The SALT LAKE CITY fired two 10-gun salvos of eight-inch shells. On the second the Jap ship
blew up in a reddish-yellow sheet of flame 300 feet square. It went down in a great hissing
of smoke and spray.
Now came a report that three Jap destroyers were running in fast to deliver torpedo attacks. The SALT LAKE CITY took the nearest one. It caught the Jap with a single salvo of its ten guns at only 1,500 yards. The destroyer disappeared instantly from the face of the sea. Other American ships finished off the other two and no torpedoes found a mark.
It was midnight now. There was a brief lull, while the American's hunted fresh targets.
None could be found except six or eight blazing hulks of enemy warships and auxiliaries.
When firing was resumed the SALT LAKE CITY shot in leisurely fashion at the burning wrecks,
"stirring up the fires." It took four of them in rotation. The fourth was thought to be the
same light cruiser against which she and the other Americans had directed their first fire at
the beginning of the engagement.
The SALT LAKE CITY had suffered little damage, though four of its personnel had been killed
by showers of shrapnel from an enemy spread which had fallen short and exploded as it struck
the sea. Among the mortally wounded was
Lloyd Edgar Acree, ammunition handler for one of the
five-inch AA guns. He fell to the deck and died, still clutching in his arms the shell he
had been passing.
Except for the destroyers, one of which was so badly damaged it sand the next day, none of
the American ships suffered much damage until after the lull in the firing at midnight.
Suddenly, as the SALT LAKE CITY pumped deliberate salvos into the burning light cruiser, it
became aware that the USS BOISE, dead ahead of it in the formation, was being heavily hit.
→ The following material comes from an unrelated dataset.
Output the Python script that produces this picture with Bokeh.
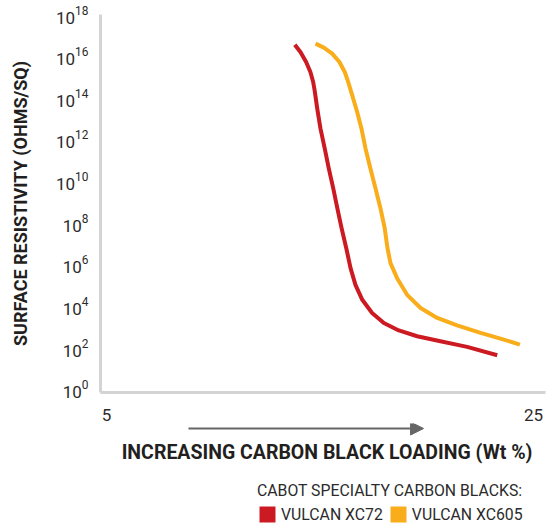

Another Jap heavy cruiser, appearing suddenly out of nowhere, had closed with the six-inch
gunned BOISE and was slugging it mercilessly, at a range of less than 5,000 yards. To make
matters worse, enemy destroyers were reported coming in again, and in turning bow onto them
to avoid torpedoes, the BOISE was forced to close still further with the "heavy" which so
patently "had her number." As it turned hard to starboard the SALT LAKE CITY, to avoid
ramming it, turned hard to port and then, as the blazing BOISE swung back again and away from
the Jap "heavy," the SALT LAKE CITY swung in to the position it have vacated, squarely in
the path of the punishing Jap fire. The Jap had the range automatically and had nothing to
do but keep on shooting.
The Jap ship got to fire one salvo. One shell penetrated one of the SALT LAKE CITY's forward
fire rooms, killed a seaman, flooded the fire room with hundreds of gallons of oil and
started a bad fire. But before the Jap could shoot again the American ship had fired its own
batteries. The Jap fell silent after this opening salvo from the SAL LAKE CITY. After four
more salvos the Jap vessel sank.
"If it's submarines you're haunting, If an island base you're wanting, She's the one-ship fleet; Oh, oh, oh, Off we're gonna shuffle, shuffle off to Tokyo."
Talking with the ship's men, you get inklings of the sort of thing that makes a record like
this possible. A spirited bunch, these SALT LAKE lads. Good, and they know it. But none of
them praises himself. They "build up" each other and the ship. The communicators, the
engineers and the damage control men say their gunners are the best in the world. The
gunners reciprocate the feeling, with interest. They are all loudly and sincerely
aggressive. They have a new song, but, unfortunately, almost all of it is unprintable. One
line recurs again and again: "We're gonna lick the whole ____ ____Jap Navy!"